Lebih lanjut, kata Agung, kondisi ini diperparah oleh penumpukan ayam jumbo (berat 3kg ke atas per ekor) yang diperkirakan melebihi 2,5 juta ekor di kawasan Jabar-Banten. Penumpukan ini menyebabkan stagnasi distribusi dan mendorong penurunan harga.

Untuk itu, Direktorat Jenderal Peternakan dan Kesehatan Hewan mengeluarkan Surat Himbauan Percepatan Penyerapan Ayam Pedaging Hidup Nomor B-256/PK.230/F.2/07/2025 yang menekankan percepatan panen, penyesuaian produksi, peningkatan serapan rumah potong hewan unggas, serta penguatan koordinasi lintas daerah dan fungsi.

“Saya minta semua pihak—baik integrator maupun peternak mitra—taat pada harga jual minimum Rp 18.000 per kg. Pemerintah juga akan memperkuat pengawasan terhadap praktik kemitraan yang tidak adil, termasuk mengoordinasikan indikasi praktik persaingan usaha tidak sehat dengan Komisi Pengawas Persaingan Usaha (KPPU). Kita harus jaga stabilitas perunggasan ini berkeadilan kepada peternak dan memiliki daya saing serta berkelanjutan,” tegas Agung.

Terhadap ketidaktaatan, pemerintah menegaskan akan menjatuhkan sanksi administratif termasuk pencabutan izin usaha, penangguhan pemberian rekomendasi, serta bentuk sanksi lainnya sesuai kewenangan dan ketentuan dalam peraturan perundang-undangan.

Penyerapan ayam pedaging

Hary Suhada, Direktur Perbibitan dan Produksi Ternak, memaparkan bahwa sebagian perusahaan integrator tak mampu menyerap ayam karena keterbatasan kapasitas rumah potong hewan unggas dan jalur distribusi pemasaran yang bergantung pada sistem broker.

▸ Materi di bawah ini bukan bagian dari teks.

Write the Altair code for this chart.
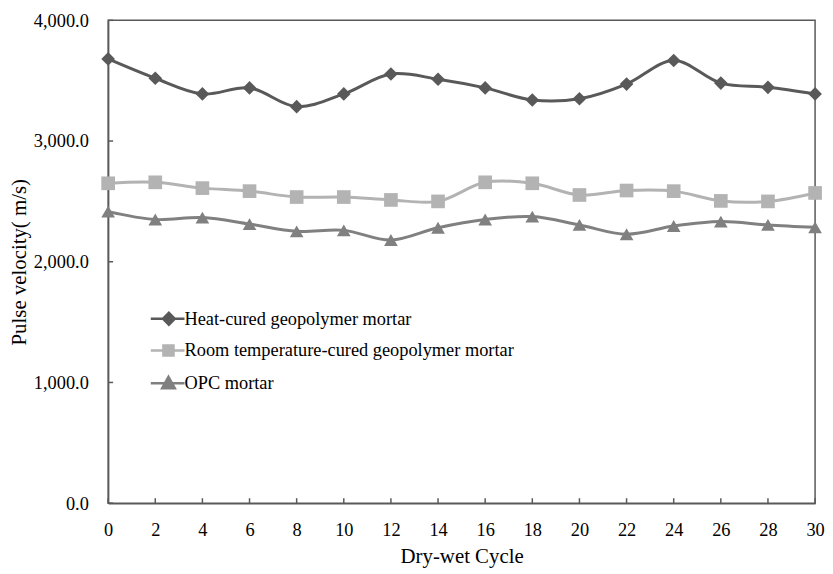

“Ketimpangan ini memukul peternak mandiri. Kami telah menerbitkan surat himbauan pada 29 Juli 2025 lalu agar dilakukan percepatan panen, penyesuaian produksi, optimalisasi serapan, dan perbaikan distribusi. Semua ini perlu dijalankan bersama agar pasar tidak stagnan,” ujarnya.

Ia menambahkan pentingnya mencari solusi distribusi yang tidak mengganggu kestabilan harga di wilayah lain seperti Jawa Tengah dan Jawa Timur.

Para pimpinan dari perusahaan perunggasan menyatakan komitmen mereka untuk mendukung dan mematuhi kebijakan pemerintah termasuk himbauan harga ayam pedaging minimal. Terhadap penumpukan ayam jumbo di kandang mitra, segera mereka tuntaskan penyerapannya dengan menggandeng rumah potong hewan unggas eksternal yang bisa memotong ayam berukuran lebih dari 3kg per ekor.